>> START MATERIAL SUPPLIED
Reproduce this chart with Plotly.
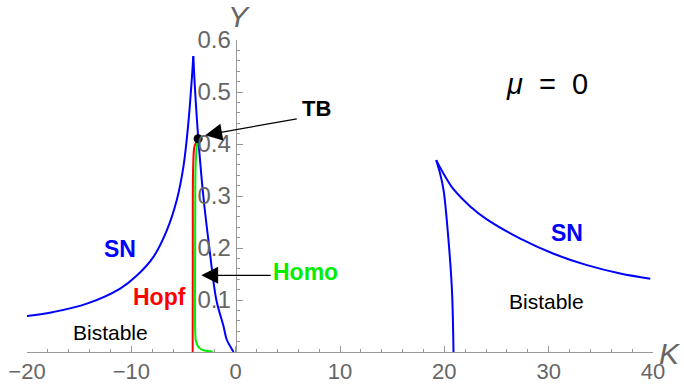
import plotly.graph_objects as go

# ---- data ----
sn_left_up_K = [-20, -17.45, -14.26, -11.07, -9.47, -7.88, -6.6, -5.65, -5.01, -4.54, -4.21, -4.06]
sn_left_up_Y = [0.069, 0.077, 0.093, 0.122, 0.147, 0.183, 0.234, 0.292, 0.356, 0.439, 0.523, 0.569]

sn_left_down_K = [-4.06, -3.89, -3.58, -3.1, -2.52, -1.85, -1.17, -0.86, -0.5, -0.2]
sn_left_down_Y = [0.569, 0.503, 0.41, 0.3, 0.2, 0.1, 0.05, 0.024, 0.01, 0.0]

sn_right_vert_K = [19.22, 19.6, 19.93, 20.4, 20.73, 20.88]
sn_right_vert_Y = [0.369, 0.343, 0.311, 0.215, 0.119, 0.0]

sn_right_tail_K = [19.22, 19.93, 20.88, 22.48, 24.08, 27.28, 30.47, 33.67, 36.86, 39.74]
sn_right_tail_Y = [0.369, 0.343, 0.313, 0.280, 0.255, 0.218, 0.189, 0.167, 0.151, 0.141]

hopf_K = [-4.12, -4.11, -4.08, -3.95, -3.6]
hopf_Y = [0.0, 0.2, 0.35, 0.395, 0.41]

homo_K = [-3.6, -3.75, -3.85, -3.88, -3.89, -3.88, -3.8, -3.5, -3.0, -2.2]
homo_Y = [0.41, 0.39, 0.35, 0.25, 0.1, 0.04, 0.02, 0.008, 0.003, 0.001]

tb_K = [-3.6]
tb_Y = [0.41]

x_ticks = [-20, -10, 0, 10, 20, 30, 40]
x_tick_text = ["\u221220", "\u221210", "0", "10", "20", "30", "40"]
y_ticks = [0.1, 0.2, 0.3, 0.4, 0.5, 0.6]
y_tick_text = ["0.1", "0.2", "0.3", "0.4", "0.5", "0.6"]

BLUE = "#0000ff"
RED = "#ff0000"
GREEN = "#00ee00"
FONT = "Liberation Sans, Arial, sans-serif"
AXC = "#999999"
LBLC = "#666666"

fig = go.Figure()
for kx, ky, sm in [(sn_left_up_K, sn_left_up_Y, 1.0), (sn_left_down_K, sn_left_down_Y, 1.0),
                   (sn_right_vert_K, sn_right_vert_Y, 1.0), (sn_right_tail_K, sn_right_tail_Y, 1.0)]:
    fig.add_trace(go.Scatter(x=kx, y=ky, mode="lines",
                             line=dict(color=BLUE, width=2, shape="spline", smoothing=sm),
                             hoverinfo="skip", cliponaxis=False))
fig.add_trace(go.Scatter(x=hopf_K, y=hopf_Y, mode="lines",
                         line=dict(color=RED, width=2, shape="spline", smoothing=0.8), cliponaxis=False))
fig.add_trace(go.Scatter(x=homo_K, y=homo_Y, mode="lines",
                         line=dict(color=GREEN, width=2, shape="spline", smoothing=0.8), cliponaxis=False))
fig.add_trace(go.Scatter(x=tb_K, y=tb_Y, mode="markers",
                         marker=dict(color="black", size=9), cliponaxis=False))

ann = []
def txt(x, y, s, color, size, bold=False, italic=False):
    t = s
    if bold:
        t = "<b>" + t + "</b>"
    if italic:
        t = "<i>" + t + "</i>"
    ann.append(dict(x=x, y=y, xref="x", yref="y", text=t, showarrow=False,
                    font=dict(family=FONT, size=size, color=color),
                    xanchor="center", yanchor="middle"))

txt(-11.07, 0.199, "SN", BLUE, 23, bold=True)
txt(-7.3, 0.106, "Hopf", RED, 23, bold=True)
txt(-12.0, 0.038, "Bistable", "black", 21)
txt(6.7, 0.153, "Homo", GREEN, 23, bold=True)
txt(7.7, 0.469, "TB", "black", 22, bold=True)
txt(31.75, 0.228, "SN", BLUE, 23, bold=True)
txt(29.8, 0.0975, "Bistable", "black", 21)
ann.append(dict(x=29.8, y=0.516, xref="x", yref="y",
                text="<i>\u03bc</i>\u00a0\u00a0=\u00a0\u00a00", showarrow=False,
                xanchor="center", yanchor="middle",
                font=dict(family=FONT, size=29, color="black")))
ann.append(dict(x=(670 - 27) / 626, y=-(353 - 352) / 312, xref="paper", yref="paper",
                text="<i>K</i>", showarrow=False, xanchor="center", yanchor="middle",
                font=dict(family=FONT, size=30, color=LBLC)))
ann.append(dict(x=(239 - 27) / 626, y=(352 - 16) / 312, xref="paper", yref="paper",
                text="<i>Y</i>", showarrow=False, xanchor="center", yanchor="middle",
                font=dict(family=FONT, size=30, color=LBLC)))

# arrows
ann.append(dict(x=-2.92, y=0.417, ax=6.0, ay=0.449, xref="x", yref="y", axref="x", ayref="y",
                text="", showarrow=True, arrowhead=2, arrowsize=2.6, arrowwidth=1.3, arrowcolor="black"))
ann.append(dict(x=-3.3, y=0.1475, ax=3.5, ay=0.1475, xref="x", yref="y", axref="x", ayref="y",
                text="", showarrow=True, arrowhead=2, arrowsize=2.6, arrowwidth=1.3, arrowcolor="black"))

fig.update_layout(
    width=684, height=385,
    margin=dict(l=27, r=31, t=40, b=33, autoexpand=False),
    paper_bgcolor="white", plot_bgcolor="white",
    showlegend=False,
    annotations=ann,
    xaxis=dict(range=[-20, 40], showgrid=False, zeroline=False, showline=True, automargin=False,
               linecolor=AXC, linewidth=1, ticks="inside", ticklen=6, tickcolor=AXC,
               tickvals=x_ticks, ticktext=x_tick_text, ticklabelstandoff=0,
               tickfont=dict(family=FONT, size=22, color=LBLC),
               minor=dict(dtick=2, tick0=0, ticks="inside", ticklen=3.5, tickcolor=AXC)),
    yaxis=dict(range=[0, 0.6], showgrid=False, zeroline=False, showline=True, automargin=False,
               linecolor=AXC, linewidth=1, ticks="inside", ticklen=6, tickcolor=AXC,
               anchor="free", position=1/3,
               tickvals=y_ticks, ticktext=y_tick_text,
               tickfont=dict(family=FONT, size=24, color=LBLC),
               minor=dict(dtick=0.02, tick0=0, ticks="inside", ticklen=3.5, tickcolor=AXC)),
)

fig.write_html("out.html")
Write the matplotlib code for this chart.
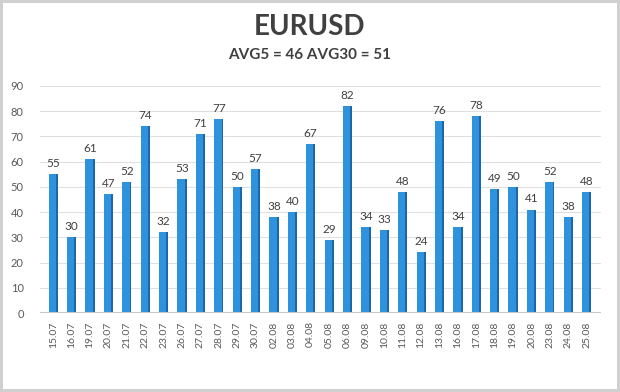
>> END MATERIAL SUPPLIED
### EXERCISE GOAL
Copy all the entries word for word. Omit any pictures.

### RESPONSE TO THIS EXERCISE
Reproduce this chart with Plotly.
import plotly.graph_objects as go

# ---- data ----
sn_left_up_K = [-20, -17.45, -14.26, -11.07, -9.47, -7.88, -6.6, -5.65, -5.01, -4.54, -4.21, -4.06]
sn_left_up_Y = [0.069, 0.077, 0.093, 0.122, 0.147, 0.183, 0.234, 0.292, 0.356, 0.439, 0.523, 0.569]

sn_left_down_K = [-4.06, -3.89, -3.58, -3.1, -2.52, -1.85, -1.17, -0.86, -0.5, -0.2]
sn_left_down_Y = [0.569, 0.503, 0.41, 0.3, 0.2, 0.1, 0.05, 0.024, 0.01, 0.0]

sn_right_vert_K = [19.22, 19.6, 19.93, 20.4, 20.73, 20.88]
sn_right_vert_Y = [0.369, 0.343, 0.311, 0.215, 0.119, 0.0]

sn_right_tail_K = [19.22, 19.93, 20.88, 22.48, 24.08, 27.28, 30.47, 33.67, 36.86, 39.74]
sn_right_tail_Y = [0.369, 0.343, 0.313, 0.280, 0.255, 0.218, 0.189, 0.167, 0.151, 0.141]

hopf_K = [-4.12, -4.11, -4.08, -3.95, -3.6]
hopf_Y = [0.0, 0.2, 0.35, 0.395, 0.41]

homo_K = [-3.6, -3.75, -3.85, -3.88, -3.89, -3.88, -3.8, -3.5, -3.0, -2.2]
homo_Y = [0.41, 0.39, 0.35, 0.25, 0.1, 0.04, 0.02, 0.008, 0.003, 0.001]

tb_K = [-3.6]
tb_Y = [0.41]

x_ticks = [-20, -10, 0, 10, 20, 30, 40]
x_tick_text = ["\u221220", "\u221210", "0", "10", "20", "30", "40"]
y_ticks = [0.1, 0.2, 0.3, 0.4, 0.5, 0.6]
y_tick_text = ["0.1", "0.2", "0.3", "0.4", "0.5", "0.6"]

BLUE = "#0000ff"
RED = "#ff0000"
GREEN = "#00ee00"
FONT = "Liberation Sans, Arial, sans-serif"
AXC = "#999999"
LBLC = "#666666"

fig = go.Figure()
for kx, ky, sm in [(sn_left_up_K, sn_left_up_Y, 1.0), (sn_left_down_K, sn_left_down_Y, 1.0),
                   (sn_right_vert_K, sn_right_vert_Y, 1.0), (sn_right_tail_K, sn_right_tail_Y, 1.0)]:
    fig.add_trace(go.Scatter(x=kx, y=ky, mode="lines",
                             line=dict(color=BLUE, width=2, shape="spline", smoothing=sm),
                             hoverinfo="skip", cliponaxis=False))
fig.add_trace(go.Scatter(x=hopf_K, y=hopf_Y, mode="lines",
                         line=dict(color=RED, width=2, shape="spline", smoothing=0.8), cliponaxis=False))
fig.add_trace(go.Scatter(x=homo_K, y=homo_Y, mode="lines",
                         line=dict(color=GREEN, width=2, shape="spline", smoothing=0.8), cliponaxis=False))
fig.add_trace(go.Scatter(x=tb_K, y=tb_Y, mode="markers",
                         marker=dict(color="black", size=9), cliponaxis=False))

ann = []
def txt(x, y, s, color, size, bold=False, italic=False):
    t = s
    if bold:
        t = "<b>" + t + "</b>"
    if italic:
        t = "<i>" + t + "</i>"
    ann.append(dict(x=x, y=y, xref="x", yref="y", text=t, showarrow=False,
                    font=dict(family=FONT, size=size, color=color),
                    xanchor="center", yanchor="middle"))

txt(-11.07, 0.199, "SN", BLUE, 23, bold=True)
txt(-7.3, 0.106, "Hopf", RED, 23, bold=True)
txt(-12.0, 0.038, "Bistable", "black", 21)
txt(6.7, 0.153, "Homo", GREEN, 23, bold=True)
txt(7.7, 0.469, "TB", "black", 22, bold=True)
txt(31.75, 0.228, "SN", BLUE, 23, bold=True)
txt(29.8, 0.0975, "Bistable", "black", 21)
ann.append(dict(x=29.8, y=0.516, xref="x", yref="y",
                text="<i>\u03bc</i>\u00a0\u00a0=\u00a0\u00a00", showarrow=False,
                xanchor="center", yanchor="middle",
                font=dict(family=FONT, size=29, color="black")))
ann.append(dict(x=(670 - 27) / 626, y=-(353 - 352) / 312, xref="paper", yref="paper",
                text="<i>K</i>", showarrow=False, xanchor="center", yanchor="middle",
                font=dict(family=FONT, size=30, color=LBLC)))
ann.append(dict(x=(239 - 27) / 626, y=(352 - 16) / 312, xref="paper", yref="paper",
                text="<i>Y</i>", showarrow=False, xanchor="center", yanchor="middle",
                font=dict(family=FONT, size=30, color=LBLC)))

# arrows
ann.append(dict(x=-2.92, y=0.417, ax=6.0, ay=0.449, xref="x", yref="y", axref="x", ayref="y",
                text="", showarrow=True, arrowhead=2, arrowsize=2.6, arrowwidth=1.3, arrowcolor="black"))
ann.append(dict(x=-3.3, y=0.1475, ax=3.5, ay=0.1475, xref="x", yref="y", axref="x", ayref="y",
                text="", showarrow=True, arrowhead=2, arrowsize=2.6, arrowwidth=1.3, arrowcolor="black"))

fig.update_layout(
    width=684, height=385,
    margin=dict(l=27, r=31, t=40, b=33, autoexpand=False),
    paper_bgcolor="white", plot_bgcolor="white",
    showlegend=False,
    annotations=ann,
    xaxis=dict(range=[-20, 40], showgrid=False, zeroline=False, showline=True, automargin=False,
               linecolor=AXC, linewidth=1, ticks="inside", ticklen=6, tickcolor=AXC,
               tickvals=x_ticks, ticktext=x_tick_text, ticklabelstandoff=0,
               tickfont=dict(family=FONT, size=22, color=LBLC),
               minor=dict(dtick=2, tick0=0, ticks="inside", ticklen=3.5, tickcolor=AXC)),
    yaxis=dict(range=[0, 0.6], showgrid=False, zeroline=False, showline=True, automargin=False,
               linecolor=AXC, linewidth=1, ticks="inside", ticklen=6, tickcolor=AXC,
               anchor="free", position=1/3,
               tickvals=y_ticks, ticktext=y_tick_text,
               tickfont=dict(family=FONT, size=24, color=LBLC),
               minor=dict(dtick=0.02, tick0=0, ticks="inside", ticklen=3.5, tickcolor=AXC)),
)

fig.write_html("out.html")
Write the matplotlib code for this chart.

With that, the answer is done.